Typically as people learn to fix things about their bike, a few things still usually mean a trip to the bike shop: bottom brackets, headsets, hydraulic disk brakes. Every bike has the first two of those, and my mountain bike happens to have the later. (Thankfully, they've yet to need to be serviced.) There are two reasons that people stay away from fixing bottom brackets and headsets: One, they are scary and important parts of the bike and doing something wrong with them can cause you bodily harm while riding or damage to your frame. Two, they need their own special tools.
I've need to do a lot of bottom bracket replacement on my bikes, both replacing old ones and moving ones between frames so I picked up a Park Tool BBT-22 and stick to bottom brackets that this tool will work with. Everything I ride is square taper, and the only bottom bracket that won't work with this tool is the on in my track bike due to it's adjustable chainline (this BB needs it's own special $50 tool but it should stay in that bike for a while). The BBT-22 is only about $20 and gets the job done pretty easily.
Headsets however, are a lot more trouble. There is one kind of tool to remove them, and another kind of tool to install them.
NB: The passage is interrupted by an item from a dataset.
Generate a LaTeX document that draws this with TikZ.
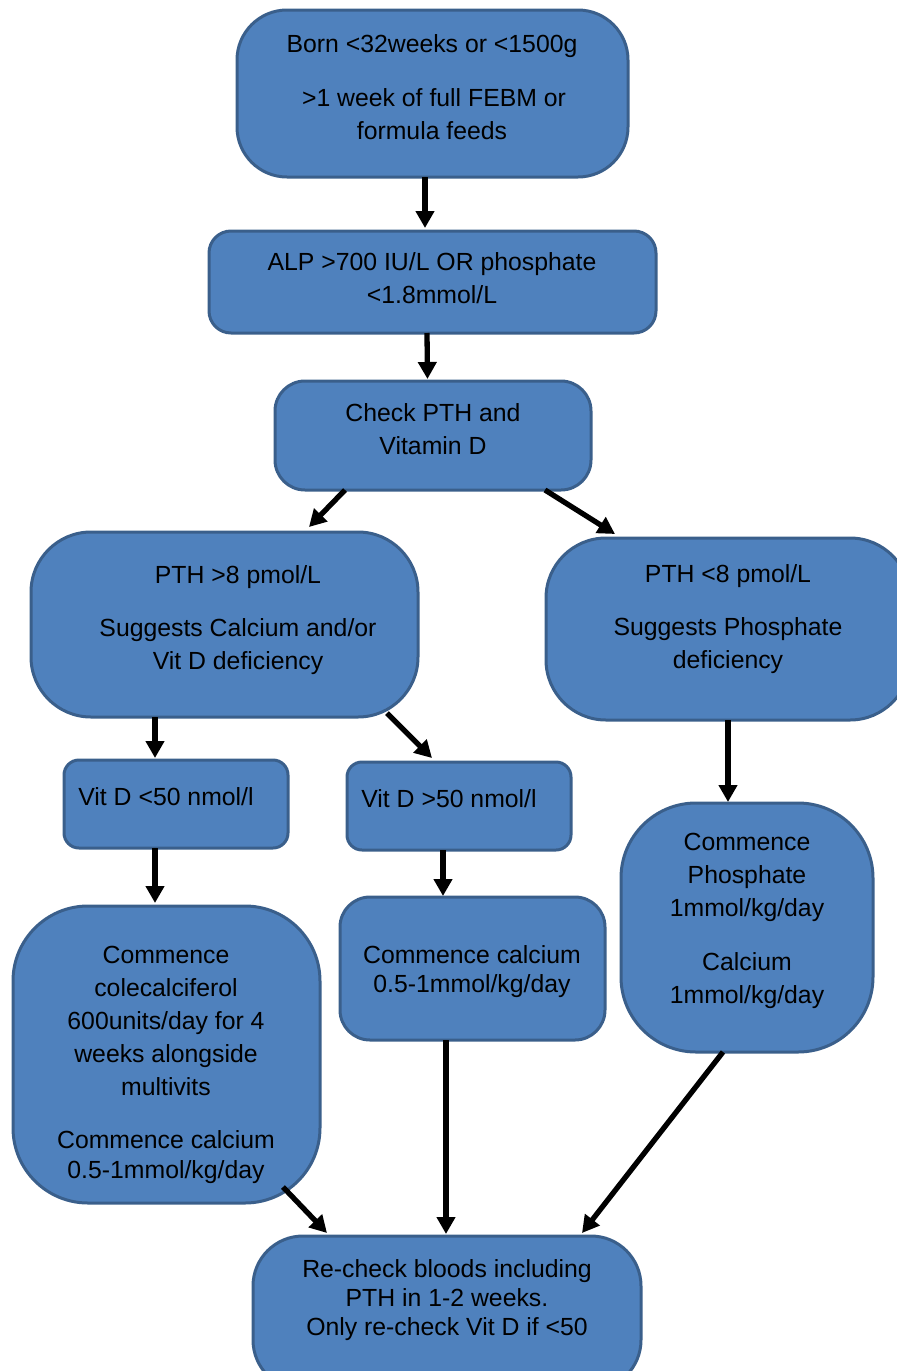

Neither of which I had or wanted to pay for because I almost never need to do this kind of work, and buying tools for these things is just silly. This was fine until the headset on my mountain bike started to feel sticky. I pulled the fork out and found out that unfortunately, the headset was a semi-cartridge headset. These are better than cup and cone headsets because they don't require adjusting to work correctly, but worse than cartridge headsets because grit and water can still get into the bearings pretty easily and to repack the bearings, you really have to remove the entire headset and soak things in degreaser first instead of just popping out the bearings. This meant it was headset tool time!
I didn't want to buy big expensive tools when other things would do... For removing headsets I used a piece of copper pipe and a hacksaw per this example. $5 for the copper, and with a few smacks with a hammer my headset was out. I cleaned things out with WD-40 until both the top and bottom bearings spun smoothly with no gritty sounds, and repacked them with grease. Then for re-installation, a rubber hammer was all I needed! I put the opposite side of the frame on a wooden block outside, put in the headset, and just gave it a good smacking and that was it. Some people say that this is not enough to get a headset fully seated, but it's close enough for me. With a press like the park tools one, it is possible to over-tighten a headset and damage it or your frame, so usually even with these it remains too loose and takes a few miles on the trail to get fully seated anyways. Hopefully I'll go riding tomorrow and will get to test it all out!